Use by DOS utility programs
That said, even in the 1980s, “what does scroll lock do?” was a fair question. Not a lot of people used the key. It was there, but it probably made for a more impressive sales demo than it did practical, everyday use. It turned out that few enough people used it that DOS utilities could usurp the key to use for other purposes, like copying and pasting between programs. Even people who knew what scroll lock was supposed to do often found these alternatives uses for it more helpful.
What does scroll lock do today?
Today, the best known Windows program that uses functionality similar to this is Excel. A handful of other programs also do it, like Libre Office Calc, which competes with Excel. Probably the second-best known program that uses it is Lotus Notes. If you hit Scroll Lock, you can zoom around the screen with your arrow keys. DOS veterans can find this behavior handy. People who didn’t use the scroll lock key in the 1980s find it confusing. If anything, they hit the key, enable a weird mode, and then they can’t figure out how to get things back to normal.
The other major use for scroll lock today is with KVM switches in server rooms.

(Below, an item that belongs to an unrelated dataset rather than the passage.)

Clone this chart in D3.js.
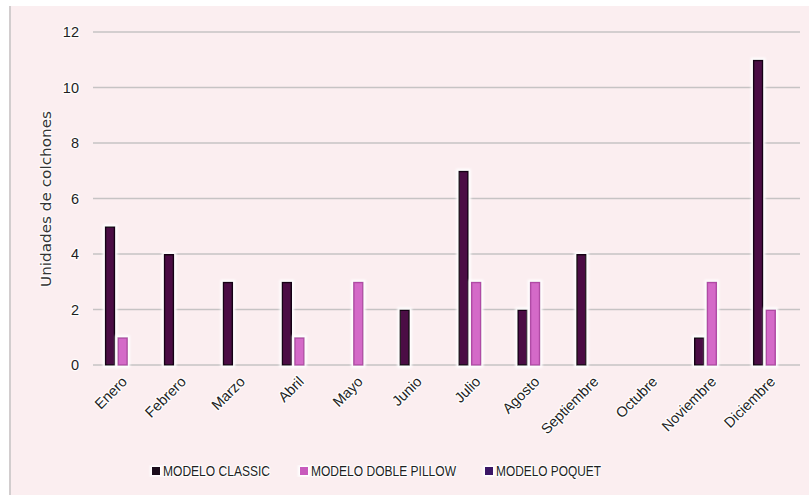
<!DOCTYPE html>
<html>
<head>
<meta charset="utf-8">
<script src="https://cdn.jsdelivr.net/npm/d3@7"></script>
<style>
  html, body { margin: 0; padding: 0; background: #ffffff; }
  svg { display: block; }
  .lbl { fill: #1f1f1f; stroke: #ffffff; stroke-width: 2.6px; stroke-opacity: 0.85;
         paint-order: stroke; stroke-linejoin: round; }
  .title { fill: #333333; stroke: #ffffff; stroke-width: 2.2px; stroke-opacity: 0.8;
           paint-order: stroke; stroke-linejoin: round; }
</style>
</head>
<body>
<svg id="chart" width="809" height="495"></svg>
<script>
// Monthly mattress units per model
const months = ["Enero", "Febrero", "Marzo", "Abril", "Mayo", "Junio", "Julio",
                "Agosto", "Septiembre", "Octubre", "Noviembre", "Diciembre"];
const seriesNames = ["MODELO CLASSIC", "MODELO DOBLE PILLOW", "MODELO POQUET"];
const classic     = [5, 4, 3, 3, 0, 2, 7, 2, 4, 0, 1, 11];
const doblePillow = [1, 0, 0, 1, 3, 0, 3, 3, 0, 0, 3, 2];
const poquet      = [0, 0, 0, 0, 0, 0, 0, 0, 0, 0, 0, 0];
const yTicks = [0, 2, 4, 6, 8, 10, 12];

(function draw() {
  const seriesValues = [classic, doblePillow, poquet];
  const fills   = ["#4b1044", "#d46ac8", "#3c1468"];
  const strokes = ["#160414", "#b04ca5", "#1e0a38"];
  const legendFills = ["#1c0a1a", "#c85abc", "#3a1466"];
  const font = "Liberation Sans, Arial, sans-serif";

  const svg = d3.select("#chart");
  const W = 809, H = 495;

  // Panel background and left border
  svg.append("rect").attr("x", 0).attr("y", 0).attr("width", W).attr("height", H).attr("fill", "#ffffff");
  svg.append("rect").attr("x", 11).attr("y", 6).attr("width", W - 11).attr("height", H - 6).attr("fill", "#fbeef0");
  svg.append("rect").attr("x", 9).attr("y", 6).attr("width", 2).attr("height", H - 6).attr("fill", "#d2cdce");

  // Soft white glow around the bars
  const defs = svg.append("defs");
  const glow = defs.append("filter").attr("id", "glow")
    .attr("x", "-50%").attr("y", "-20%").attr("width", "200%").attr("height", "140%");
  glow.append("feMorphology").attr("in", "SourceAlpha").attr("operator", "dilate").attr("radius", 1.5).attr("result", "d");
  glow.append("feGaussianBlur").attr("in", "d").attr("stdDeviation", 1).attr("result", "b");
  glow.append("feFlood").attr("flood-color", "#ffffff").attr("result", "w");
  glow.append("feComposite").attr("in", "w").attr("in2", "b").attr("operator", "in").attr("result", "g");
  const merge = glow.append("feMerge");
  merge.append("feMergeNode").attr("in", "g");
  merge.append("feMergeNode").attr("in", "SourceGraphic");

  const plotLeft = 93, plotRight = 800, plotTop = 32, plotBottom = 365;

  const x0 = d3.scaleBand().domain(months).range([plotLeft, plotRight]).padding(0);
  const x1 = d3.scaleBand().domain(d3.range(seriesNames.length))
    .range([11.8, x0.bandwidth() - 11.4]).paddingInner(0.17).paddingOuter(0);
  const y = d3.scaleLinear().domain([0, 12]).range([plotBottom, plotTop]);

  // Horizontal gridlines
  svg.append("g").selectAll("line").data(yTicks).join("line")
    .attr("x1", plotLeft).attr("x2", plotRight)
    .attr("y1", d => y(d)).attr("y2", d => y(d))
    .attr("stroke", "#c6c3c4").attr("stroke-width", 1.5);

  // Y axis tick labels
  const yAxis = d3.axisLeft(y).tickValues(yTicks).tickSize(0).tickPadding(0);
  const yg = svg.append("g").attr("transform", `translate(79,0)`).call(yAxis);
  yg.select(".domain").remove();
  yg.attr("font-size", null).attr("font-family", null);
  yg.selectAll("text").attr("class", "lbl").attr("font-size", 14.5).attr("font-family", font);

  // Y axis title
  svg.append("text").attr("class", "title")
    .attr("transform", `translate(51,199) rotate(-90)`)
    .attr("text-anchor", "middle").attr("font-size", 14).attr("font-family", "DejaVu Sans, sans-serif")
    .attr("textLength", 176).attr("lengthAdjust", "spacingAndGlyphs")
    .text("Unidades de colchones");

  // Bars
  const groups = svg.append("g").selectAll("g").data(months).join("g")
    .attr("transform", d => `translate(${x0(d)},0)`);
  groups.selectAll("rect")
    .data((m, i) => seriesValues.map((vals, s) => ({ s, v: vals[i] })).filter(d => d.v > 0))
    .join("rect")
    .attr("x", d => x1(d.s) + 0.75)
    .attr("width", x1.bandwidth() - 1.5)
    .attr("y", d => y(d.v) + 0.75)
    .attr("height", d => y(0) - y(d.v) - 0.75)
    .attr("fill", d => fills[d.s])
    .attr("stroke", d => strokes[d.s])
    .attr("stroke-width", 1.5)
    .attr("filter", "url(#glow)");

  // X axis labels, rotated
  const xAxis = d3.axisBottom(x0).tickSize(0).tickPadding(0);
  const xg = svg.append("g").attr("transform", `translate(2,${plotBottom + 14})`).call(xAxis);
  xg.select(".domain").remove();
  xg.attr("font-size", null).attr("font-family", null);
  xg.selectAll("text").attr("class", "lbl")
    .attr("font-size", 14.5).attr("font-family", font)
    .attr("text-anchor", "end").attr("dy", "0.35em").attr("y", 0)
    .attr("transform", "rotate(-45)");

  // Legend
  const legendX = [152, 300, 485];
  const lg = svg.append("g").selectAll("g").data(seriesNames).join("g")
    .attr("transform", (d, i) => `translate(${legendX[i]},471)`);
  lg.append("rect").attr("x", 0).attr("y", -4).attr("width", 8).attr("height", 8)
    .attr("fill", (d, i) => legendFills[i]).attr("filter", "url(#glow)");
  lg.append("text").attr("class", "lbl").attr("x", 11).attr("y", 0).attr("dy", "0.36em")
    .attr("font-size", 15).attr("font-family", "Liberation Sans Narrow, Liberation Sans, Arial, sans-serif")
    .attr("textLength", (d, i) => [107, 145, 105][i]).attr("lengthAdjust", "spacingAndGlyphs")
    .text(d => d);
})();
</script>
</body>
</html>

The scroll lock key activates the KVM, since you’d almost never have any reason to use scroll lock on a server.
Most people regard the Scroll Lock key as a vestigial organ today. Some laptops, such as Lenovo and Dell, bury its functionality in an unmarked key combination like FN+K, FN+C, or FN+S to save space. And usually, unless someone accidentally hits that hidden key combination when trying to do something else, they never miss it.